I haven't run a blanket package update, but I started working with a new laptop in July, so everything should be fairly up-to-date.

juliasilge commented 3 years ago

I see that you are on Windows, and I don't believe that doParallel::registerDoParallel() will work on Windows like that. Have you tried something like PSOCK clusters, as shown here?

markjrieke commented 3 years ago

Hey Julia - I haven’t, but I’ll give it a shot when I get a chance! Do you mind elaborating on what you mean by doParallel::registerDoParallel not being able to work on Windows like that? I’ve used ‘doParallel::registerDoParallel’ w/o issue before & the documentation does mention Windows use. Just want to make sure I can avoid any similar issues in the future! Thanks again for all your help!!
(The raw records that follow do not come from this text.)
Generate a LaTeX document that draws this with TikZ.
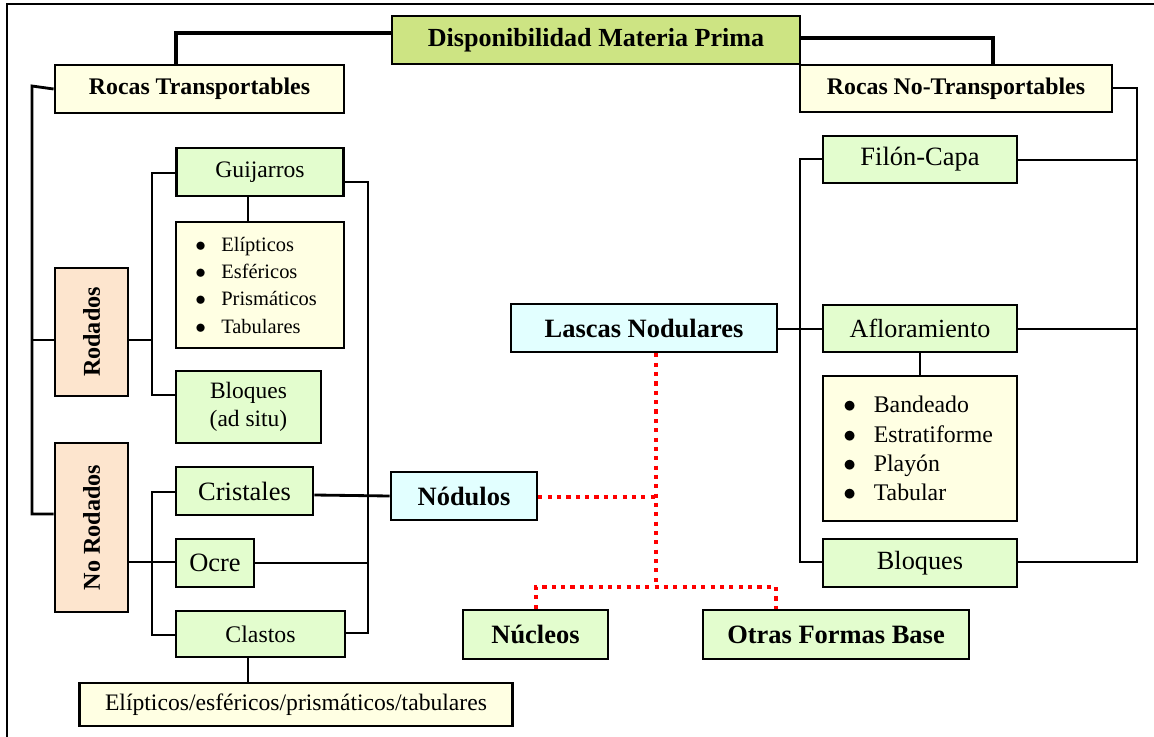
\documentclass[tikz,border=0pt]{standalone}
\usepackage{fontspec}
\setmainfont{Liberation Serif}
\usetikzlibrary{calc}
\definecolor{verdetit}{RGB}{205,228,131}
\definecolor{amarillo}{RGB}{255,255,227}
\definecolor{verde}{RGB}{227,253,206}
\definecolor{salmon}{RGB}{253,229,206}
\definecolor{celeste}{RGB}{226,255,255}
\newcommand{\vineta}{$\bullet$\hspace{0.75em}}
\tikzset{
	caja/.style={draw, line width=1.6pt, inner sep=0pt, align=center},
	dim/.style 2 args={minimum width=#1*0.567pt, minimum height=#2*0.567pt},
	linea/.style={line width=1.6pt},
	gruesa/.style={line width=2.6pt},
	punteado/.style={red, line width=2.3pt, dash pattern=on 2.3pt off 3pt},
	negr/.style={font=\fontsize{#1}{#1}\selectfont\bfseries},
	norm/.style={font=\fontsize{#1}{#1}\selectfont},
}

\begin{document}
\begin{tikzpicture}[x=0.567pt, y=-0.567pt]
			%%%%% START %%%%%
			\useasboundingbox (0,0) rectangle (1154,737);
			\draw[line width=1.1pt] (7,737) -- (7,4) -- (1154,4);
			
			%%%%% CAJAS %%%%%
			\node[caja, fill=verdetit, dim={408}{48}, negr=14.8] (dmp) at (596,40) {Disponibilidad Materia Prima};
			\node[caja, fill=amarillo, dim={289}{48}, negr=13.5] (rt) at (199.5,89) {Rocas Transportables};
			\node[caja, fill=amarillo, dim={312}{47}, negr=13.5] (rnt) at (956,88.5) {Rocas No-Transportables};
			
			\node[caja, fill=salmon, rotate=90, dim={128}{73}, negr=13.7] (rod) at (91.5,332) {Rodados};
			\node[caja, fill=salmon, rotate=90, dim={169}{73}, negr=13.7] (nrod) at (91.5,527.5) {No Rodados};
			
			\node[caja, fill=verde, dim={167}{48}, norm=13.4] (guij) at (260,172) {Guijarros};
			\node[caja, fill=amarillo, dim={168}{126}, inner xsep=11pt, text width=168*0.567pt-22pt, align=left,
				font=\fontsize{11.6}{15.5}\selectfont] (glist) at (260,285)
				{\vineta Elípticos\\ \vineta Esféricos\\ \vineta Prismáticos\\ \vineta Tabulares};
			\node[caja, fill=verde, dim={145}{72}, font=\fontsize{13.3}{16}\selectfont] (bloq1) at (248.5,407) {Bloques\\(ad situ)};
			
			\node[caja, fill=verde, dim={137}{48}, norm=15] (crist) at (244.5,491) {Cristales};
			\node[caja, fill=verde, dim={78}{48}, norm=15] (ocre) at (215,563) {Ocre};
			\node[caja, fill=verde, dim={169}{46}, norm=13.5] (clas) at (260.5,634) {Clastos};
			\node[caja, fill=amarillo, dim={433}{43}, norm=13.4] (eltab) at (296,704.5) {Elípticos/esféricos/prismáticos/tabulares};
			
			\node[caja, fill=celeste, dim={146}{48}, negr=15] (nod) at (464,496) {Nódulos};
			\node[caja, fill=celeste, dim={266}{48}, negr=15] (lasc) at (644,328) {Lascas Nodulares};
			\node[caja, fill=verde, dim={145}{49}, negr=15] (nuc) at (535.5,634.5) {Núcleos};
			\node[caja, fill=verde, dim={266}{49}, negr=15] (otr) at (836,634.5) {Otras Formas Base};
			
			\node[caja, fill=verde, dim={194}{47}, norm=15] (filon) at (920,159.5) {Filón-Capa};
			\node[caja, fill=verde, dim={194}{47}, norm=14.8] (aflo) at (920,328.5) {Afloramiento};
			\node[caja, fill=amarillo, dim={194}{145}, inner xsep=11.5pt, text width=194*0.567pt-23pt, align=left,
				font=\fontsize{13.5}{16.5}\selectfont] (alist) at (920,448.5)
				{\vineta Bandeado\\ \vineta Estratiforme\\ \vineta Playón\\ \vineta Tabular};
			\node[caja, fill=verde, dim={194}{48}, norm=14.9] (bloq2) at (920,563) {Bloques};
			
			%%%%% LINEAS %%%%%
			\draw[gruesa] (dmp.west |- 0,33) -| (rt.north -| 176,0);
			\draw[gruesa] (dmp.east |- 0,38) -| (rnt.north -| 993,0);
			
			\coordinate (tizq) at (32,86);
			\draw[linea] (rt.west) -- (tizq) |- (nrod.north |- 0,514);
			\draw[linea] (tizq |- 0,340) -- (rod.north |- 0,340);
			
			\draw[linea] (rod.south |- 0,340) -- (152,340);
			\draw[linea] (guij.west |- 0,173) -| (152,395) -- (bloq1.west |- 0,395);
			\draw[linea] (guij.south -| 248,0) -- (glist.north -| 248,0);
			
			\draw[linea] (nrod.south |- 0,562) -- (ocre.west |- 0,562);
			\draw[linea] (crist.west |- 0,492) -| (152,635) -- (clas.west |- 0,635);
			\draw[linea] (clas.south -| 248,0) -- (eltab.north -| 248,0);
			
			\draw[linea] (guij.east |- 0,182) -| (368,633) -- (clas.east |- 0,633);
			\draw[linea] (crist.east |- 0,495) -- (nod.west |- 0,496);
			\draw[linea] (ocre.east |- 0,563) -- (368,563);
			
			\draw[punteado] (lasc.south -| 656,0) -- (656,587);
			\draw[punteado] (nod.east |- 0,497) -- (656,497);
			\draw[punteado] (nuc.north -| 536,0) |- (776,587) -- (otr.north -| 776,0);
			
			\draw[linea] (rnt.east |- 0,88) -| (1137,562) -- (bloq2.east |- 0,562);
			\draw[linea] (filon.east |- 0,160) -- (1137,160);
			\draw[linea] (aflo.east |- 0,329) -- (1137,329);
			\draw[linea] (filon.west |- 0,159) -| (800,562) -- (bloq2.west |- 0,562);
			\draw[linea] (lasc.east |- 0,329) -- (aflo.west |- 0,329);
			\draw[linea] (aflo.south -| 920,0) -- (alist.north -| 920,0);
			%%%%% END %%%%%
\end{tikzpicture}
\end{document}
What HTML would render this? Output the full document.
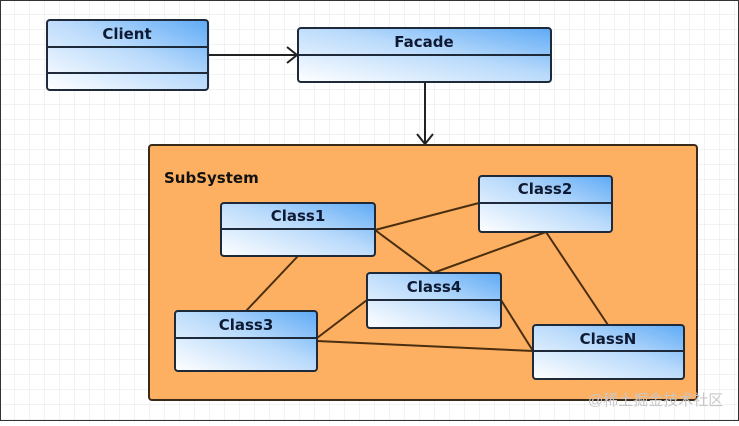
<!DOCTYPE html>
<html><head><style>
body{margin:0;width:739px;height:422px;overflow:hidden;background:#fff;font-family:"DejaVu Sans","Liberation Sans",sans-serif}
</style></head><body>
<svg width="739" height="422" xmlns="http://www.w3.org/2000/svg">
<defs>
<pattern id="g" width="15" height="15" patternUnits="userSpaceOnUse"><path d="M15 0V15H0" fill="none" stroke="#e4e4e4" stroke-width="1"/></pattern>
<linearGradient id="b" x1="0" y1="1" x2="1" y2="0"><stop offset="0" stop-color="#ffffff"/><stop offset="0.55" stop-color="#b9dafb"/><stop offset="1" stop-color="#5eaaf6"/></linearGradient>
</defs>
<rect width="739" height="422" fill="url(#g)"/>
<rect x="0.5" y="0.5" width="738" height="420" fill="none" stroke="#333" stroke-width="1"/>
<g stroke="#222" stroke-width="2" fill="none">
<line x1="208" y1="55" x2="297" y2="55"/><path d="M287 47L297 55L287 63"/>
<line x1="425" y1="82" x2="425" y2="144"/><path d="M417 134L425 144L433 134"/>
</g>
<rect x="149" y="145" width="548" height="255" rx="3" fill="#fdb062" stroke="#3a2a1a" stroke-width="2"/>
<text x="164" y="183" font-weight="bold" font-size="15" fill="#111">SubSystem</text>
<g stroke="#4a2e10" stroke-width="2">
<line x1="375" y1="230" x2="479" y2="203"/><line x1="375" y1="230" x2="433" y2="273"/>
<line x1="546" y1="232" x2="433" y2="273"/><line x1="546" y1="232" x2="608" y2="325"/>
<line x1="298" y1="256" x2="246" y2="311"/><line x1="317" y1="338" x2="367" y2="300"/>
<line x1="317" y1="341" x2="533" y2="351"/><line x1="501" y1="300" x2="533" y2="351"/>
</g>
<g stroke="#1e2a3a" stroke-width="2" fill="url(#b)" font-weight="bold" font-size="15">
<rect x="47" y="20" width="161" height="70" rx="3"/><line x1="47" y1="47" x2="208" y2="47"/><line x1="47" y1="73" x2="208" y2="73"/>
<rect x="298" y="28" width="253" height="54" rx="3"/><line x1="298" y1="55" x2="551" y2="55"/>
<rect x="221" y="203" width="154" height="53" rx="3"/><line x1="221" y1="229" x2="375" y2="229"/>
<rect x="479" y="176" width="133" height="56" rx="3"/><line x1="479" y1="203" x2="612" y2="203"/>
<rect x="367" y="273" width="134" height="55" rx="3"/><line x1="367" y1="300" x2="501" y2="300"/>
<rect x="175" y="311" width="142" height="60" rx="3"/><line x1="175" y1="338" x2="317" y2="338"/>
<rect x="533" y="325" width="151" height="54" rx="3"/><line x1="533" y1="351" x2="684" y2="351"/>
</g>
<g font-weight="bold" font-size="15" fill="#0e1a33" text-anchor="middle">
<text x="127" y="39">Client</text><text x="424" y="47">Facade</text>
<text x="298" y="221">Class1</text><text x="545" y="194">Class2</text>
<text x="434" y="292">Class4</text><text x="246" y="330">Class3</text>
<text x="608" y="344">ClassN</text>
</g>
<text x="588" y="405" font-size="15" fill="#c8c8c8" font-family="'Liberation Sans','Noto Sans CJK SC',sans-serif">@稀土掘金技术社区</text>
</svg>
</body></html>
juliasilge commented 3 years ago

I am extremely not an expert on parallel processing on Windows, I'm afraid, so I am not the best person to answer in detail. Some things to try:

library(doParallel)
cl <- makePSOCKcluster(2)  ## or how many you want
registerDoParallel(cl)

I believe most people who use tidymodels on Windows have more success with PSOCK clusters for parallelization.

markjrieke commented 3 years ago

Hey Julia - no worries; definitely appreciate all the advice! I'll look into PSOCK clusters in the future for running in parallel. I'll go ahead & close since it looks like this is unrelated to recipes. Thanks again!!

github-actions[bot] commented 2 years ago

This issue has been automatically locked. If you believe you have found a related problem, please file a new issue (with a reprex https://reprex.tidyverse.org) and link to this issue.